# START OF Source material

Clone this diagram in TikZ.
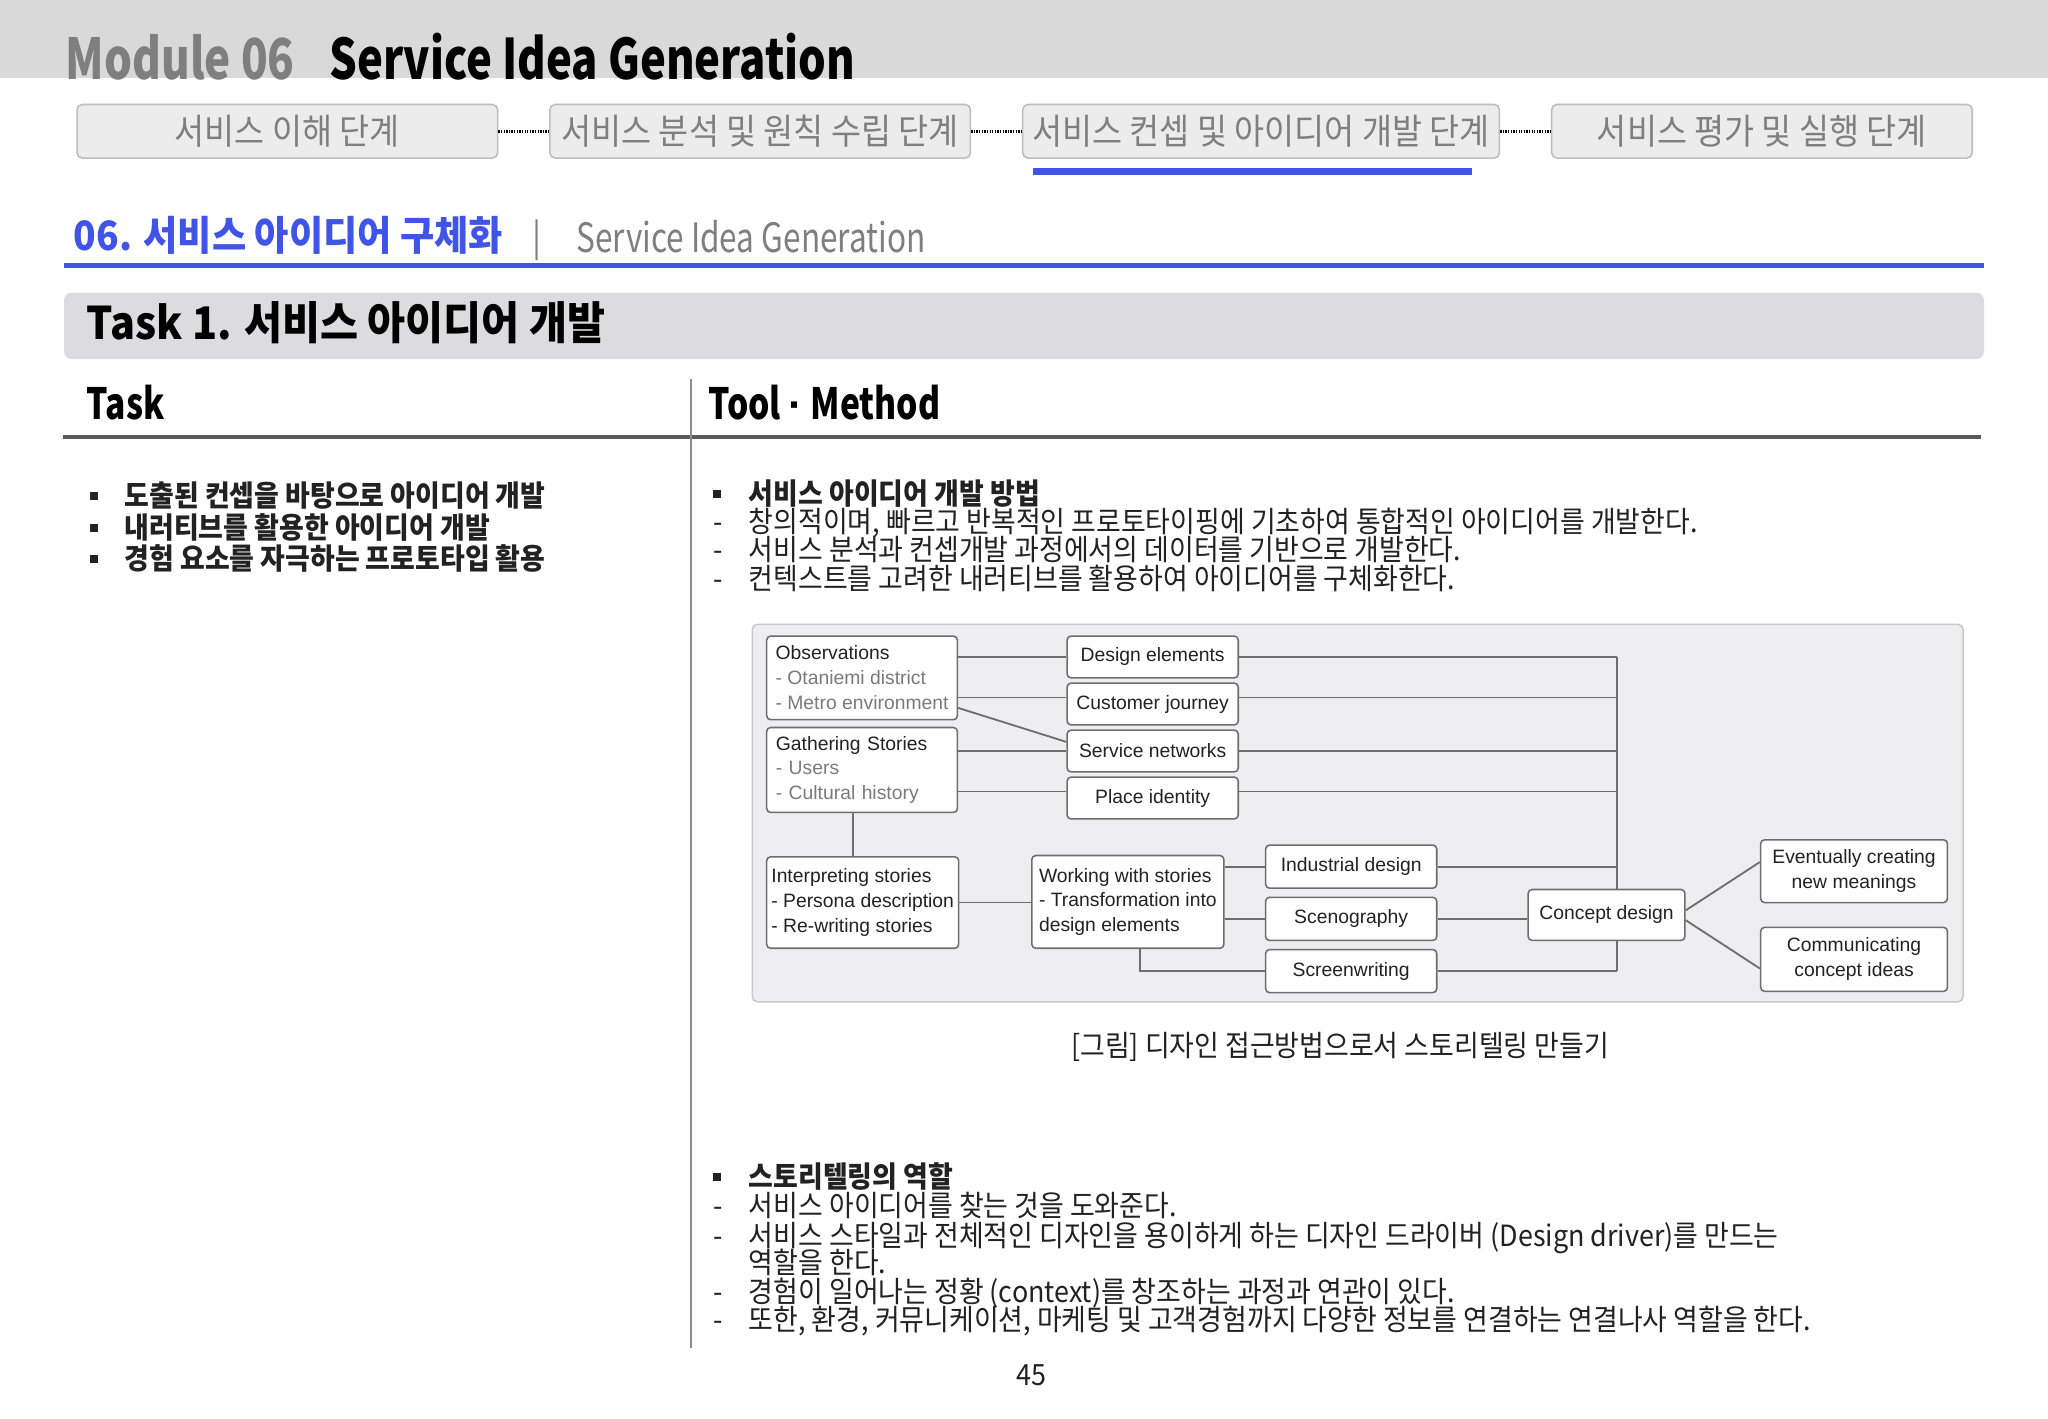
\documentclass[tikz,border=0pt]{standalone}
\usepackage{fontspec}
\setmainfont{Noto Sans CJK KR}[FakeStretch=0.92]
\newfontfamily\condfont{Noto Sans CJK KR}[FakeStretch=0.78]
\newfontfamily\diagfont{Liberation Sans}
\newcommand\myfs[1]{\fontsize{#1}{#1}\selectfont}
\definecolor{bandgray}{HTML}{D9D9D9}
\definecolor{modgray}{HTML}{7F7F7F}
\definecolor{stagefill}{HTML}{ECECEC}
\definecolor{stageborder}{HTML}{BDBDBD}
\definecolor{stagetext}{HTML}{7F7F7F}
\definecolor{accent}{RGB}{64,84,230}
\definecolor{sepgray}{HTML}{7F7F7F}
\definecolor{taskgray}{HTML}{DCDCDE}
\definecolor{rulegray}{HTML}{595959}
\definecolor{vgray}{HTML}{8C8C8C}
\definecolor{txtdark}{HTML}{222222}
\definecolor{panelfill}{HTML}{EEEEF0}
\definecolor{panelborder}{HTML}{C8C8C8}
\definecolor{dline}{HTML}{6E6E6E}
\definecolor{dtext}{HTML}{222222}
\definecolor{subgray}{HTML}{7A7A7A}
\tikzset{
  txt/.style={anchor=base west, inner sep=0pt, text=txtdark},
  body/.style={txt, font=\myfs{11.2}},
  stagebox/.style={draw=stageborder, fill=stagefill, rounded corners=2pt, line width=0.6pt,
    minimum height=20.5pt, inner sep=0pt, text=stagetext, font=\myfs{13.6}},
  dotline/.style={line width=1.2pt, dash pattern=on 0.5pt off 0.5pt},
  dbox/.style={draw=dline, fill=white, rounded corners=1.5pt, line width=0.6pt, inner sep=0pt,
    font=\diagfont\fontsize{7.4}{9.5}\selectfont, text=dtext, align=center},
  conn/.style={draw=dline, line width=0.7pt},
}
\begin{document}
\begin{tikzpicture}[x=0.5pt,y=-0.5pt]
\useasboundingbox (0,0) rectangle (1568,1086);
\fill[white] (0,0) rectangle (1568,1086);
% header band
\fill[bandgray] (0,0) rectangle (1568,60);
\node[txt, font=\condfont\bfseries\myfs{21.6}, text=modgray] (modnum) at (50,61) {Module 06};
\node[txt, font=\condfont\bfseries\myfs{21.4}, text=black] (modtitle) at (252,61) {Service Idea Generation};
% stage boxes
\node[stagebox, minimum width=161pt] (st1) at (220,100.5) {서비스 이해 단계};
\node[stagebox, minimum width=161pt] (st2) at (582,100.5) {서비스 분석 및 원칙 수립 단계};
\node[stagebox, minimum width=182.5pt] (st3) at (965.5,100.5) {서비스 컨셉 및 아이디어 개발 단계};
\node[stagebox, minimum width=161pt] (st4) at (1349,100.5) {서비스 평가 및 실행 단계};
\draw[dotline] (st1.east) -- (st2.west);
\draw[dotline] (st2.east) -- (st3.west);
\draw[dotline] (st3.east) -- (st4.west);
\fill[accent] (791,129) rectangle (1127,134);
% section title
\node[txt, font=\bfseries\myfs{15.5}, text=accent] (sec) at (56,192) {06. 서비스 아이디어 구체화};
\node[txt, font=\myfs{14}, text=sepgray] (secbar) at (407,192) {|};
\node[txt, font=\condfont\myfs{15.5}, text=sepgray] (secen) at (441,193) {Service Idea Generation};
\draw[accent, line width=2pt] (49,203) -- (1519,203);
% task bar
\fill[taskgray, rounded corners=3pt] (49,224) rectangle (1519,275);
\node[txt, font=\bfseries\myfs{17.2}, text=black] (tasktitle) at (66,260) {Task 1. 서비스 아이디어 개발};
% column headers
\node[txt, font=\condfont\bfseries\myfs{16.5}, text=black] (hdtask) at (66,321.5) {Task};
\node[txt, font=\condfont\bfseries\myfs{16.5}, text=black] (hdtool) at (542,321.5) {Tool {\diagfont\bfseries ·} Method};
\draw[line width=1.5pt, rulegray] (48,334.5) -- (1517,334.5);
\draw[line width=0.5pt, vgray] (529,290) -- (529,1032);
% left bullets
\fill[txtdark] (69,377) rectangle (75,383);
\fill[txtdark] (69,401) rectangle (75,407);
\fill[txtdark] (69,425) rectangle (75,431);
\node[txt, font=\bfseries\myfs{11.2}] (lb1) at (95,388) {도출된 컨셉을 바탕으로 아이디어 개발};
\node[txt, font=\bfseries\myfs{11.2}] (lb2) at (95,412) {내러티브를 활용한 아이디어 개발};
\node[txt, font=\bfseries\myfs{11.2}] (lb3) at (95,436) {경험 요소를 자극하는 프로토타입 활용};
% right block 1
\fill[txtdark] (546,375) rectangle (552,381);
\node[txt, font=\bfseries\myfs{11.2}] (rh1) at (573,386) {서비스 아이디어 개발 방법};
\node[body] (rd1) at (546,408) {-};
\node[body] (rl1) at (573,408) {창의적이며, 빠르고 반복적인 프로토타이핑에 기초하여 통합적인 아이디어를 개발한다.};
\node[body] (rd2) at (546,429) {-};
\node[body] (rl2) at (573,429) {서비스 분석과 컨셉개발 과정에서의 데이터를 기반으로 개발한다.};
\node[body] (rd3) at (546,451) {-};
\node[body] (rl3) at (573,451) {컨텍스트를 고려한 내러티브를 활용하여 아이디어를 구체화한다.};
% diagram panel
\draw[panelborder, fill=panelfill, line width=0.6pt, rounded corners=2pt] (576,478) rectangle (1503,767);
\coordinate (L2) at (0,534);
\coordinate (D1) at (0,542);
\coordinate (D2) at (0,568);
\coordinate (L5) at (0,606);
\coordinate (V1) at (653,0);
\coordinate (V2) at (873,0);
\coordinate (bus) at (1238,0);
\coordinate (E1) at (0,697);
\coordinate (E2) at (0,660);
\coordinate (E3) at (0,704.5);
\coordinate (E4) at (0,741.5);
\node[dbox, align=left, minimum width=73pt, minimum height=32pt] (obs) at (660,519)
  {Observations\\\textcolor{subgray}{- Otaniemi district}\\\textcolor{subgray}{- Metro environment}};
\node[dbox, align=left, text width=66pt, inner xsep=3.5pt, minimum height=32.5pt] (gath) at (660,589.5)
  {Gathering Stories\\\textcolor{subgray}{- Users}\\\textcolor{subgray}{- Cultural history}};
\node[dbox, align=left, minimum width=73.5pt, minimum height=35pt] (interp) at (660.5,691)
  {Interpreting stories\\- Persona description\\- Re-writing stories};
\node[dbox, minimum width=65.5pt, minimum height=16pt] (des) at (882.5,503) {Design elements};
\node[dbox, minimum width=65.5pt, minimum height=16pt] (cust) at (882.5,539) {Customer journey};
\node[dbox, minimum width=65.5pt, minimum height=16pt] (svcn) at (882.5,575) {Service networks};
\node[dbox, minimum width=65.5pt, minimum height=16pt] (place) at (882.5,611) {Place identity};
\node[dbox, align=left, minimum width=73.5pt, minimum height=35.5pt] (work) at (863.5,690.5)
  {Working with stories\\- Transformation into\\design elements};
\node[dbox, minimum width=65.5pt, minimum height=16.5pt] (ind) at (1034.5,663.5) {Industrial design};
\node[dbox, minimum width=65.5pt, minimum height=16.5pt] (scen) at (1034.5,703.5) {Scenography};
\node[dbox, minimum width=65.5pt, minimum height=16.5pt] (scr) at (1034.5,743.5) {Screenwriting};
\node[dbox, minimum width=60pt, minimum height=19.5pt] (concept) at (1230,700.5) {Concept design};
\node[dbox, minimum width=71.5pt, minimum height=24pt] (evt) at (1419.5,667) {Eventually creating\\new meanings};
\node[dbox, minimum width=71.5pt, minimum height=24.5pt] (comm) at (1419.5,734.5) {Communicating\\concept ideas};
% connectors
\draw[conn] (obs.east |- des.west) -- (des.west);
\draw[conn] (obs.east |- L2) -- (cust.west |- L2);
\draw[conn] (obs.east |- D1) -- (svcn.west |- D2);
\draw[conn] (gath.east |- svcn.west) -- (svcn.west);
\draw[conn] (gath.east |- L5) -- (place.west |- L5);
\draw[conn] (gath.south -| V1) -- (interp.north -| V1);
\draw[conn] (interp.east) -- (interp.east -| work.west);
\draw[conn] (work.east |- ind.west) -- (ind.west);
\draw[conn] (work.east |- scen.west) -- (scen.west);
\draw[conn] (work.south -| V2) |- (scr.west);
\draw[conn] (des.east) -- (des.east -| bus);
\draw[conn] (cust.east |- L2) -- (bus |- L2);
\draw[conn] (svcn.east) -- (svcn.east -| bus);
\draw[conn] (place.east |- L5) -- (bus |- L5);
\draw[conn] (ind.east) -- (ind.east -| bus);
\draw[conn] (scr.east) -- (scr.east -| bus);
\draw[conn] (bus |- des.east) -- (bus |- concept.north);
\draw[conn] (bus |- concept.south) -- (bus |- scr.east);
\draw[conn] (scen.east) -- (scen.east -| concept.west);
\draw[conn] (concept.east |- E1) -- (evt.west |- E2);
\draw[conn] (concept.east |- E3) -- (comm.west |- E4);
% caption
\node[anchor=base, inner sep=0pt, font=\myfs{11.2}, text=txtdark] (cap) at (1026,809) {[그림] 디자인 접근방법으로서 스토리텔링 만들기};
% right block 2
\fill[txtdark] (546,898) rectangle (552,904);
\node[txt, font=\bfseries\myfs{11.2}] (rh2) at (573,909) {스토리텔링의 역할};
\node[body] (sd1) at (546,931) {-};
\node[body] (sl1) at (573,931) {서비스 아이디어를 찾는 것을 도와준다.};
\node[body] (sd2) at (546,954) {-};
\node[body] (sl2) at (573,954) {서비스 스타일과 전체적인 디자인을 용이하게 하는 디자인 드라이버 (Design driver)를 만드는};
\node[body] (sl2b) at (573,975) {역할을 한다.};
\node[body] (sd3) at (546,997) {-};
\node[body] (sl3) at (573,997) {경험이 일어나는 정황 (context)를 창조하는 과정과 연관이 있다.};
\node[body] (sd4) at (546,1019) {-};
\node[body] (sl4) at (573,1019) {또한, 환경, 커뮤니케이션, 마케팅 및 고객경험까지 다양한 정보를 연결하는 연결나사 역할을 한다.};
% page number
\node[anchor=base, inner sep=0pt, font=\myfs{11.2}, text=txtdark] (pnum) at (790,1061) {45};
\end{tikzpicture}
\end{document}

# END OF Source material

What the task requires — Lines containing the word "diagram" must all be returned from the material above.

Solution to the exercise —
Clone this diagram in TikZ.
% diagram panel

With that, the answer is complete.